Two prominent civil rights activists have been detained and charged with violating public assembly rules for protesting the ongoing detention of their colleague in Chechnya.
Oyub Titiev is the head of the Memorial human rights group in Russia’s Chechen region. Titiev was arrested on Jan. 9 and faces up to 10 years in prison on marijuana possession charges that critics say are politically motivated.
Police apprehended Svetlana Gannushkina, a one-time Nobel Peace Prize nominee, and Oleg Orlov, board chairman of Memorial, on Monday afternoon for holding signs on Manezh Square in Moscow that read “Free Oyub Titiev.”
Gannushkina and Orlov were charged with violating an order that bans most protests during the football World Cup.
“Police acted with rare civility in the presence of foreign tourists and fans,” Memorial wrote in a Facebook post.

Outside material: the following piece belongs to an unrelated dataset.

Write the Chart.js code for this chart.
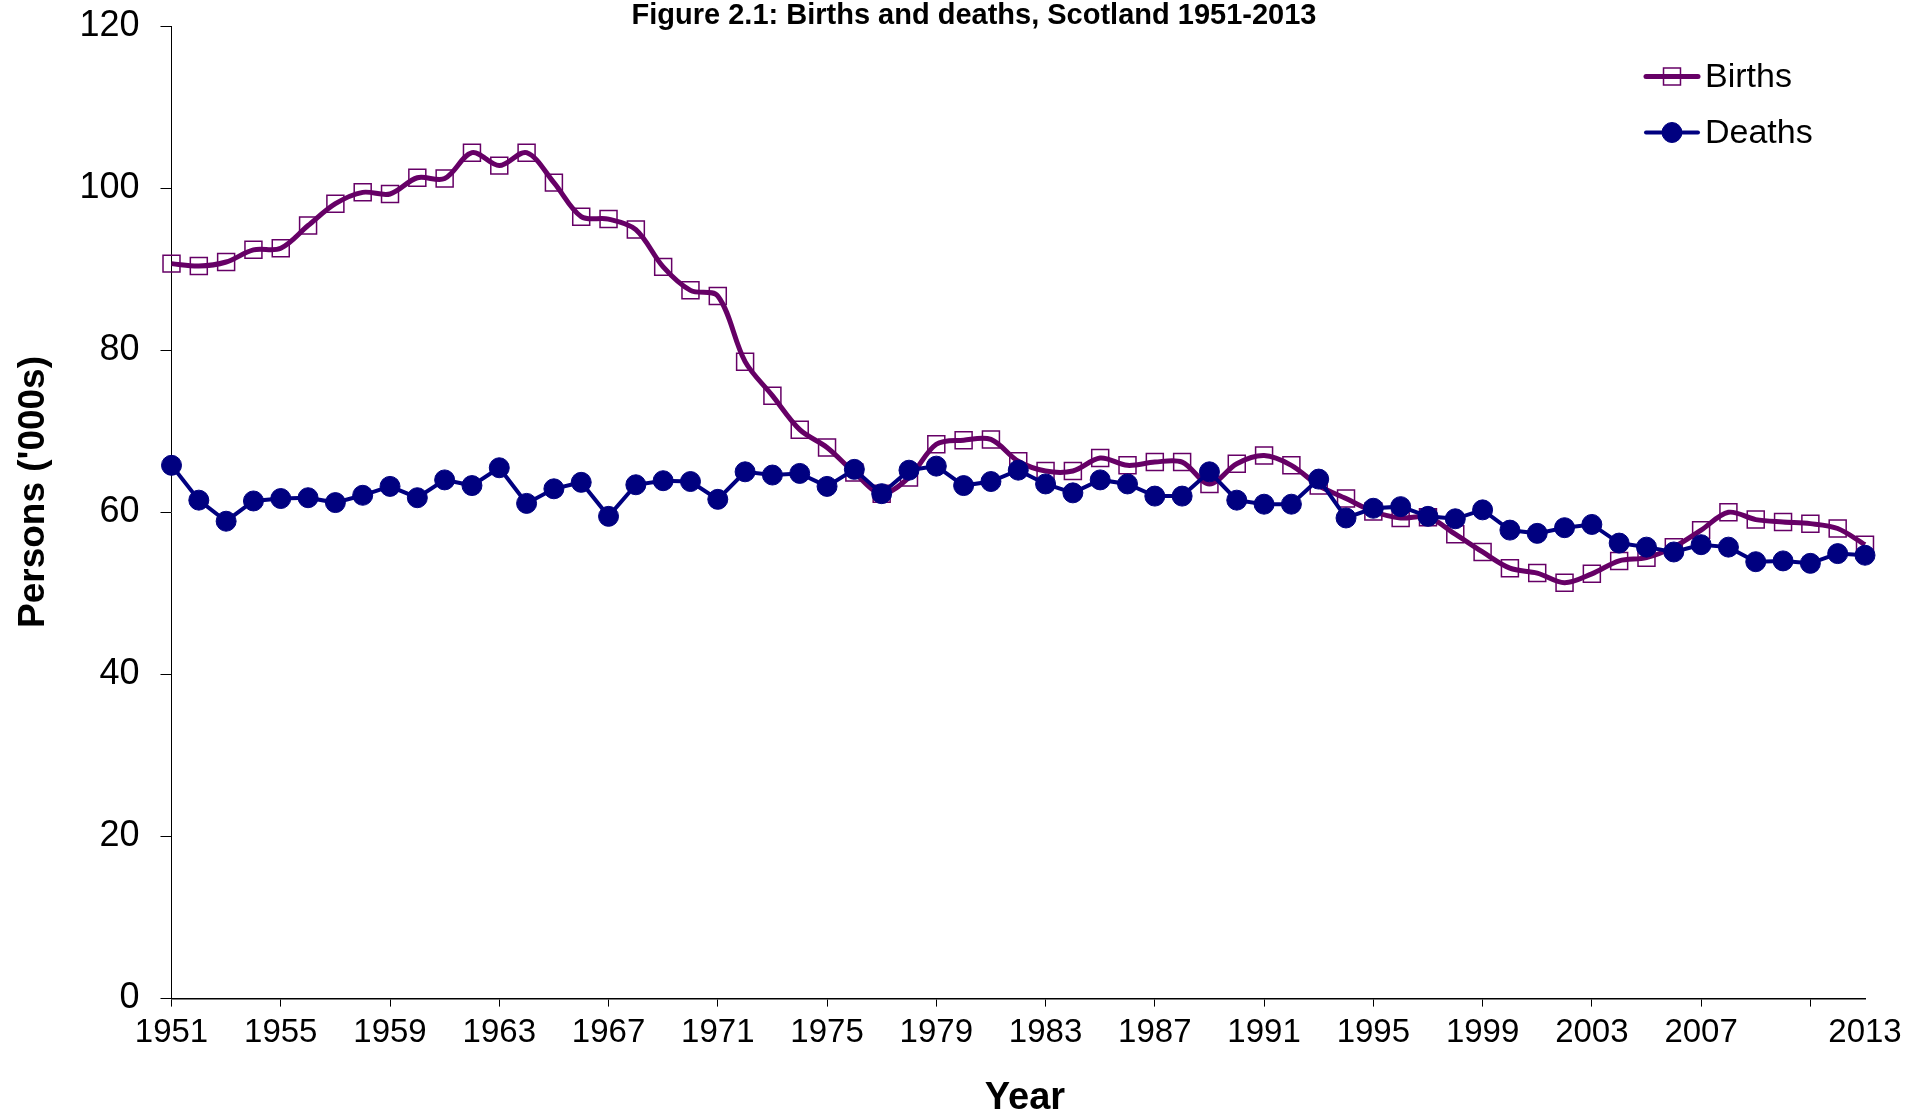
<!DOCTYPE html>
<html>
<head>
<meta charset="utf-8">
<script src="https://cdn.jsdelivr.net/npm/chart.js@4/dist/chart.umd.min.js"></script>
<style>
html,body{margin:0;padding:0;background:#fff;}
#wrap{width:1909px;height:1117px;}
</style>
</head>
<body>
<div id="wrap"><canvas id="c" width="1909" height="1117"></canvas></div>
<script>
const years = [1951,1952,1953,1954,1955,1956,1957,1958,1959,1960,
               1961,1962,1963,1964,1965,1966,1967,1968,1969,1970,
               1971,1972,1973,1974,1975,1976,1977,1978,1979,1980,
               1981,1982,1983,1984,1985,1986,1987,1988,1989,1990,
               1991,1992,1993,1994,1995,1996,1997,1998,1999,2000,
               2001,2002,2003,2004,2005,2006,2007,2008,2009,2010,
               2011,2012,2013];
const births = [90.7,90.4,90.9,92.4,92.6,95.4,98.1,99.5,99.3,101.3,
                101.2,104.4,102.8,104.4,100.7,96.5,96.2,94.9,90.3,87.4,
                86.7,78.6,74.4,70.2,68.0,64.9,62.3,64.3,68.4,68.9,
                69.0,66.3,65.1,65.1,66.7,65.8,66.2,66.2,63.5,66.0,
                67.0,65.8,63.3,61.7,60.1,59.3,59.4,57.3,55.1,53.1,
                52.5,51.3,52.4,54.0,54.4,55.7,57.8,60.0,59.1,58.8,
                58.6,58.0,56.0];
const deaths = [65.8,61.5,58.9,61.4,61.7,61.8,61.2,62.1,63.2,61.8,
                64.0,63.3,65.5,61.1,62.9,63.7,59.5,63.4,63.9,63.8,
                61.6,65.0,64.6,64.8,63.2,65.3,62.3,65.2,65.7,63.3,
                63.8,65.2,63.5,62.4,64.0,63.5,62.0,62.0,65.0,61.5,
                61.0,61.0,64.1,59.3,60.5,60.7,59.5,59.2,60.3,57.8,
                57.4,58.1,58.5,56.2,55.7,55.1,56.0,55.7,53.9,54.0,
                53.7,54.9,54.7];
const xTickYears = [1951,1955,1959,1963,1967,1971,1975,1979,1983,1987,1991,1995,1999,2003,2007,2011,2013];
const xHiddenLabels = [2011];
const yTicks = [0,20,40,60,80,100,120];
const seriesNames = ['Births','Deaths'];
const chartTitle = 'Figure 2.1: Births and deaths, Scotland 1951-2013';
const xTitle = 'Year';
const yTitle = "Persons ('000s)";

const FONT = '"Liberation Sans", Arial, Helvetica, sans-serif';
const BIRTH_COLOR = '#660066';
const DEATH_COLOR = '#000080';

const textPlugin = {
  id: 'texts',
  afterDraw(chart) {
    const ctx = chart.ctx;
    ctx.save();
    ctx.fillStyle = '#000';
    // chart title
    ctx.font = 'bold 29px ' + FONT;
    ctx.textAlign = 'center';
    ctx.textBaseline = 'alphabetic';
    ctx.fillText(chartTitle, 974, 24);
    // x axis title
    ctx.font = 'bold 38px ' + FONT;
    ctx.fillText(xTitle, 1025, 1109);
    // y axis title
    ctx.save();
    ctx.translate(34, 492);
    ctx.rotate(-Math.PI / 2);
    ctx.font = 'bold 37px ' + FONT;
    ctx.textBaseline = 'middle';
    ctx.fillText(yTitle, 0, 0);
    ctx.restore();
    // legend
    const x0 = 1646, x1 = 1698, tx = 1705;
    const ys = [76.5, 132.5];
    chart.data.datasets.forEach((ds, i) => {
      const y = ys[i];
      ctx.save();
      ctx.strokeStyle = ds.borderColor;
      ctx.lineWidth = ds.borderWidth;
      ctx.lineCap = 'round';
      ctx.beginPath();
      ctx.moveTo(x0, y);
      ctx.lineTo(x1, y);
      ctx.stroke();
      ctx.fillStyle = ds.pointBackgroundColor;
      ctx.strokeStyle = ds.pointBorderColor;
      ctx.lineWidth = ds.pointBorderWidth;
      Chart.helpers.drawPoint(ctx, {pointStyle: ds.pointStyle, rotation: 0, radius: ds.pointRadius, borderWidth: ds.pointBorderWidth}, (x0 + x1) / 2, y);
      ctx.fillStyle = '#000';
      ctx.font = '34px ' + FONT;
      ctx.textAlign = 'left';
      ctx.textBaseline = 'middle';
      ctx.fillText(ds.label, tx, y + 1);
      ctx.restore();
    });
    ctx.restore();
  }
};

new Chart(document.getElementById('c'), {
  type: 'line',
  data: {
    datasets: [
      {
        label: seriesNames[0],
        data: years.map((yr, i) => ({x: yr, y: births[i]})),
        borderColor: BIRTH_COLOR,
        borderWidth: 5,
        tension: 0.33,
        pointStyle: 'rect',
        pointRadius: 12,
        pointBorderWidth: 1.5,
        pointBorderColor: BIRTH_COLOR,
        pointBackgroundColor: 'rgba(0,0,0,0)',
        clip: false,
        order: 2
      },
      {
        label: seriesNames[1],
        data: years.map((yr, i) => ({x: yr, y: deaths[i]})),
        borderColor: DEATH_COLOR,
        borderWidth: 4,
        tension: 0,
        pointStyle: 'circle',
        pointRadius: 10,
        pointBorderWidth: 1,
        pointBorderColor: DEATH_COLOR,
        pointBackgroundColor: DEATH_COLOR,
        clip: false,
        order: 1
      }
    ]
  },
  options: {
    responsive: false,
    animation: false,
    layout: {padding: {top: 26.3, right: 44, bottom: 0, left: 0}},
    plugins: {
      legend: {display: false},
      tooltip: {enabled: false},
      title: {display: false}
    },
    scales: {
      x: {
        type: 'linear',
        min: 1951,
        max: 2013,
        afterFit(s) { s.height = 118.7; s.paddingLeft = 0; s.paddingRight = 0; },
        afterBuildTicks(s) { s.ticks = xTickYears.map(v => ({value: v})); },
        ticks: {
          autoSkip: false,
          maxRotation: 0,
          color: '#000',
          font: {family: FONT, size: 33},
          padding: 7,
          callback: v => xHiddenLabels.includes(v) ? '' : String(v)
        },
        grid: {
          drawOnChartArea: false,
          drawTicks: true,
          tickLength: 8.3,
          tickWidth: 1,
          tickColor: c => (c.tick && c.tick.value === 2013) ? 'rgba(0,0,0,0)' : '#000'
        },
        border: {display: true, color: '#000', width: 1.5},
        title: {display: false}
      },
      y: {
        min: 0,
        max: 120,
        afterFit(s) { s.width = 171.5; s.paddingTop = 0; s.paddingBottom = 0; },
        afterBuildTicks(s) { s.ticks = yTicks.map(v => ({value: v})); },
        ticks: {
          color: '#000',
          font: {family: FONT, size: 36},
          padding: 21,
          callback: v => String(v)
        },
        grid: {
          drawOnChartArea: false,
          drawTicks: true,
          tickLength: 11,
          tickWidth: 1,
          tickColor: '#000'
        },
        border: {display: true, color: '#000', width: 1},
        title: {display: false}
      }
    }
  },
  plugins: [textPlugin]
});
</script>
</body>
</html>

Orlov and Gannushkina, who heads the Civic Assistance Committee charity, were released and ordered to appear in court on Aug. 8, the police watchdog website OVDInfo reported.
Titiev and his colleagues argue that police planted marijuana in his car on Jan. 9 in retaliation for his work collecting evidence of abuses committed by Chechen authorities.
On Monday, a Chechen court extended Titiev’s detention until Dec. 22 and scheduled his next open hearing for July 18.
“We don’t count on a fair trial, especially in the Chechen republic. We have nothing left but to go out here with our demands,” Orlov said of the reasons for the protest, before he and Gannushkina were detained by authorities.